Karena mendengar perkataan
ini maka Abul Aswad Ad Duali menjadi ketakutan, beliau takut keindahan bahasa
Arab menjadi rusak, padahal hal itu terjadi di periode awal islam.
Hal inipun dirasakan pula oleh Khalifah Ali bin Abi Thalib, sehingga untuk memperbaiki keadaan ini maka
beliau mulai menulis tentang pembagian kata, bab inna dan saudaranya, bentuk
idhofah, kalimat ta’ajjub, kata Tanya, dll.
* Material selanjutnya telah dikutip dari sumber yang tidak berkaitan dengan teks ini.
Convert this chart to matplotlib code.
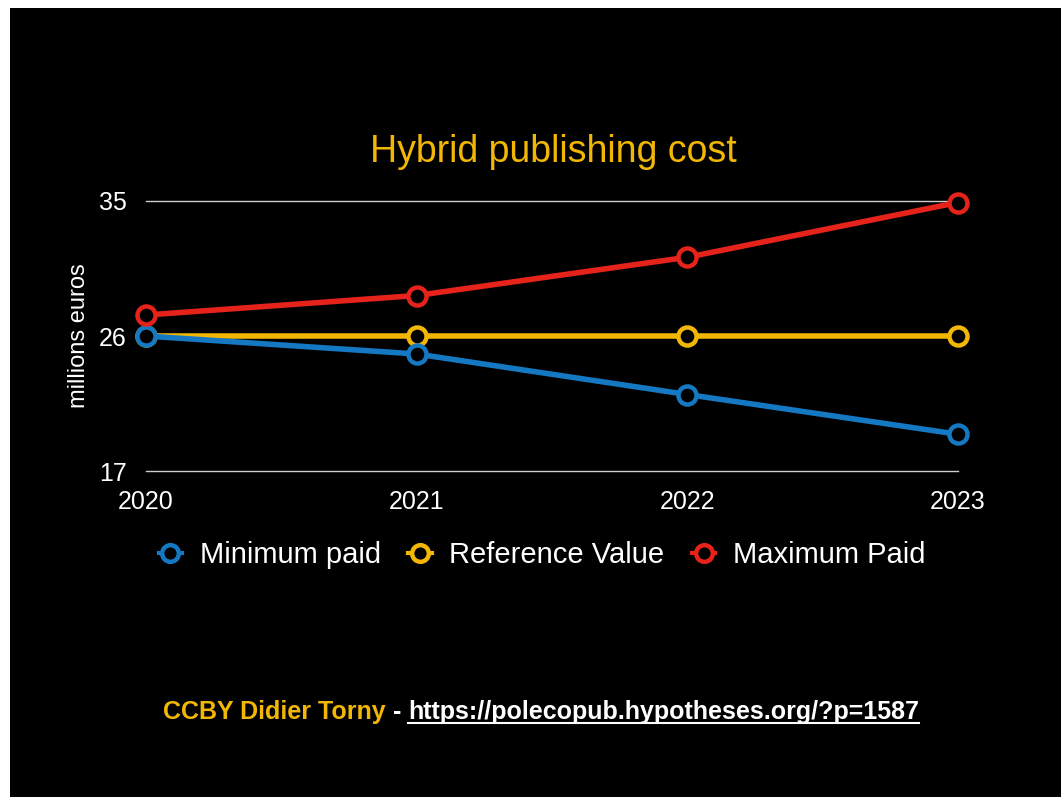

Kemudian Sahabat Ali bin Abi
Thalib berkata kepada Abul Aswad :
اُنْحُ هذَا النَّحْوَ !!
“ikutilah jalan ini !!! “
Dari kalimat inilah
maka kaidah bahasa arab disebut dengan ilmu nahwu.
Kemudian Abul Aswad
melaksanakan tugasnya dengan menambahi kaidah-kaidah tersebut dengan bab-bab lainnya sampai terkumpul banyak.
Kemudian dari Abul
Aswad inilah muncul ulama-ulama lainnya, seperti Abu Amru bin Alaai, kemudian Al
Kholil Al Farahidi Al Bashri (peletak ilmu ‘arudh dan mu’jam pertama), sampai
ke Imam Sibawaih dan Imam Kisai (pakar ilmu nahwu dan menjadi rujukan utama).
Setelah tersusunnya
ilmu nahwu dan banyak ulama yang yang mempertajam pembahasannya, maka hal ini
mengakibatkan timbulnya aliran-aliran dalam ilmu nahwu, yang disebabkan
pertentangan mereka dalam menentukan posisi (mahal) kata dalam suatu kalimat. Beda
persepsi ini tidak luput dari pengaruh daerah para ulama tersebut menetap. Diantara aliran-aliran ilmu nahwu tersebut
adalah : aliran Bashrah, Kufah, Baghdad, Mesir, dan Andalusia. Namun yang
terkenal hanyalah dua yaitu Bashrah dan Kufah.